4. Integrate PPAs or tax‑equity deals covering at least 60% of electricity demand before 2026.
5. Secure carbon‑price hedging for 2025‑2028.
6. Communicate a quarterly KPI‑driven decarbonization roadmap to EU clients.
Public‑Policy Recommendations
-
Launch the operational phase of Mexico’s ETS in 2026 with an initial price of roughly MX$400 (US$20) per ton to qualify for CBAM credits.
-
Create a Nafin‑Bancomext fund with competitive rates to finance conversion to electric arc furnaces and green‑hydrogen hybrid kilns.
-
Establish a USMCA‑EU table on low‑carbon rules of origin to avoid a double penalty — CBAM plus any future US Green Steel Deal.
-
Align Mexico’s footprint methodology with EN 19694 to build trust with European verifiers.
Final Thoughts
The Carbon Border Adjustment Mechanism isn’t a stealth tax, it’s the opening gambit in a brand-new regulatory game. Costs that look like a burden now will soon be the entry ticket to premium customers. Companies that move early — pivoting to renewable power, airtight emissions tracking, and smart carbon hedges — won’t just avoid penalties, they’ll capture business while slower rivals scramble.

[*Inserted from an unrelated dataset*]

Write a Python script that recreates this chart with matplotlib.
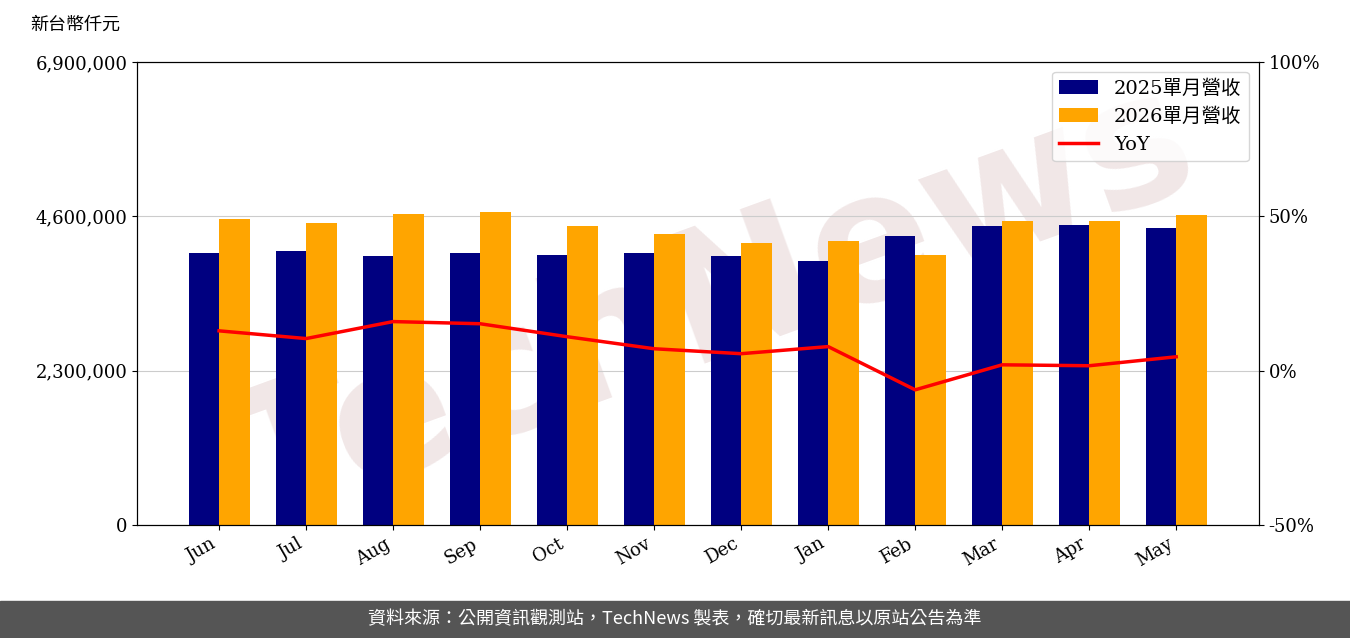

At Finsolar, for instance, we blend tax-equity financing, virtual power plants to turn compliance pressure into real returns. CBAM shows that sustainability has shifted from marketing slogan to hard math. It’s time to learn the math today and claim your spot in the coming nearshoring boom and its low-carbon supply chains.